Let $F$ be a field and $f(x), g(x) \in F[x]$. Show that $f(x)$ divides $g(x)$ if and only if $g(x) \in \langle f(x) \rangle$.
This seems... almost trivial to me (which is usually a sign that I'm missing something):
We first assume that $f(x) \neq 0$ because zero divides everything, and $\langle 0 \rangle = \{0\}$.
If $g(x) \in \langle f(x) \rangle$, then $f(x)~|~g(x)$ by the definition of a principal ideal (that is, if $g(x)$ is in the ideal generated by $f(x)$, it's just a multiple of $f(x)$).

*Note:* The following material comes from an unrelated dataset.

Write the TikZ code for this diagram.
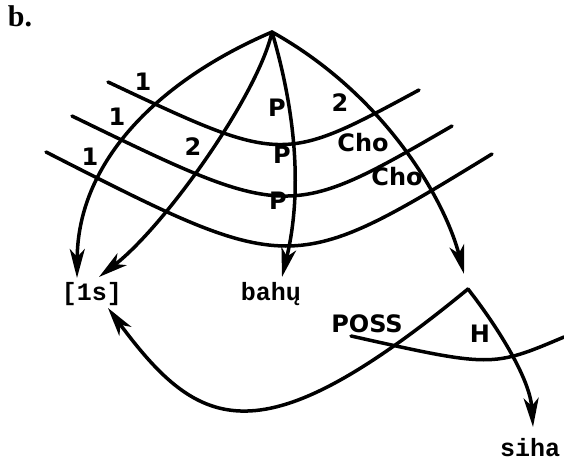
\documentclass[tikz,border=0pt]{standalone}
\usepackage{fontspec}
\setmainfont{Liberation Serif}
\setsansfont{DejaVu Sans}
\setmonofont{Liberation Mono}
\usetikzlibrary{arrows.meta}

\begin{document}
\begin{tikzpicture}[
  x=1pt, y=-1pt,
  >={Stealth[length=29pt, width=15pt, inset=8pt]},
  line width=3.5pt, line cap=round,
  lbl/.style={font=\fontsize{24}{24}\selectfont\sffamily\bfseries, inner sep=0pt},
  word/.style={font=\fontsize{25}{25}\selectfont\ttfamily\bfseries, inner sep=0pt, anchor=base}
]
\useasboundingbox (0,0) rectangle (564,462);

\node[font=\fontsize{30}{30}\selectfont\rmfamily\bfseries, inner sep=0pt] (tag) at (20,16) {b.};

% heads and words
\coordinate (top) at (272,32);
\coordinate (hd) at (468,289);
\node[word] (ls) at (92,300) {[1s]};
\node[word] (bahu) at (271,300) {bahų};
\node[word] (siha) at (530,456) {siha};

% arcs out of the top
\draw[->] (top) .. controls (160,80) and (78,160) .. ([shift={(-15,-22)}]ls.base);
\draw[->] (top) .. controls (258,95) and (165,226) .. ([shift={(7,-23)}]ls.base);
\draw[->] (top) .. controls (295,110) and (303,190) .. ([shift={(11,-23)}]bahu.base);
\draw[->] (top) .. controls (385,95) and (445,200) .. ([shift={(-4,-15)}]hd);

% strata
\draw (108,82) .. controls (282,164) .. (419,90);
\draw (72,116) .. controls (288,221) .. (452,126);
\draw (46,152) .. controls (291,277) .. (492,154);

% lower head
\draw[->] (hd) .. controls (260,460) and (200,432) .. ([shift={(16,8)}]ls.base);
\draw[->] (hd) .. controls (500,330) and (530,380) .. ([shift={(3,-29)}]siha.base);
\draw (351,336) .. controls (492,367.5) .. (564,337);

% arc labels
\node[lbl] (a1) at (143,82) {1};
\node[lbl] (b1) at (117,117) {1};
\node[lbl] (c1) at (90,157) {1};
\node[lbl] (ap) at (277,108) {P};
\node[lbl] (a2) at (340,103) {2};
\node[lbl] (b2) at (193,147) {2};
\node[lbl] (bp) at (282,155) {P};
\node[lbl] (bcho) at (363,143) {Cho};
\node[lbl] (cp) at (278,201) {P};
\node[lbl] (ccho) at (397,177) {Cho};
\node[lbl] (poss) at (367,324) {POSS};
\node[lbl] (h) at (480,334) {H};

\end{tikzpicture}
\end{document}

If $f(x)~|~g(x)$, then $g(x) = q(x)f(x)$ for $q(x) \in F[x]$. But $q(x)f(x) \in \langle f(x) \rangle$, so $g(x) \in \langle f(x) \rangle$.

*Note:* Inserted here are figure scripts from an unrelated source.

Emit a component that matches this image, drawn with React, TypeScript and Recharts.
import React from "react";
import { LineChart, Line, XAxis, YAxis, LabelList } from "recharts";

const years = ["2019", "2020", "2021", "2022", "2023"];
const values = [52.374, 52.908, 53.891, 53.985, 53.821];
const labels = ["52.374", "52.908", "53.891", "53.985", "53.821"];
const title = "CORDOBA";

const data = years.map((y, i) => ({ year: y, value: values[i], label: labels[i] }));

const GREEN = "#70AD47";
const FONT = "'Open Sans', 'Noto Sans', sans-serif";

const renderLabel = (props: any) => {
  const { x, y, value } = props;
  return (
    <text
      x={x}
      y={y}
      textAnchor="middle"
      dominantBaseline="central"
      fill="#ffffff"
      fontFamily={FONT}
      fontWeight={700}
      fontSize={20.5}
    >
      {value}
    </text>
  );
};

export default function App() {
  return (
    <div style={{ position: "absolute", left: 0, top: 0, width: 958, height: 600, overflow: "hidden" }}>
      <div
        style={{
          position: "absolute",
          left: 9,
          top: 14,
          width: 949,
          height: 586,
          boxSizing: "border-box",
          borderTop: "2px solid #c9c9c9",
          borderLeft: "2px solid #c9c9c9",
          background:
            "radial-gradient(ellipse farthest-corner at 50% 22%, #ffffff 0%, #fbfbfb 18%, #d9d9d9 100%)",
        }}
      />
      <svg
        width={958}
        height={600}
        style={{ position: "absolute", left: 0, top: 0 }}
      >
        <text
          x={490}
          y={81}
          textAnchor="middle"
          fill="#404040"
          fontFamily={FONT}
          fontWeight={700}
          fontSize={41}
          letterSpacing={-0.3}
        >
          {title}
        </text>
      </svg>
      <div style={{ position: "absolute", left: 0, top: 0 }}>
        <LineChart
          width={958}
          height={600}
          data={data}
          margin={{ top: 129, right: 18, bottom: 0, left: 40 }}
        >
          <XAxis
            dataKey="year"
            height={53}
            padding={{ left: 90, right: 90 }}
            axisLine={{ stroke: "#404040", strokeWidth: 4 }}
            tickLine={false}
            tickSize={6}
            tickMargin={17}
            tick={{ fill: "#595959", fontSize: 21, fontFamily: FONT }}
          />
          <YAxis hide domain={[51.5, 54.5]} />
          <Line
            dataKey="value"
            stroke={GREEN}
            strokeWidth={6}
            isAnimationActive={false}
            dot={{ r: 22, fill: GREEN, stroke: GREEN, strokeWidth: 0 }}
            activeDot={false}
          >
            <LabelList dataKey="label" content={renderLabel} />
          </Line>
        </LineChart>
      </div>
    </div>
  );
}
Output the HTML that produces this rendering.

As often (often) happens, a problem that seems so simple usually means I'm missing something—especially when I made no use of the fact that $F$ is a field. Am I going wrong with a definition, or...
As has been pointed out, this exercise is as easy as you thought. In particular, your argument is complete. The only mistake is when you said "zero divides everything"; I believe you meant everything (other than the zero) divides zero.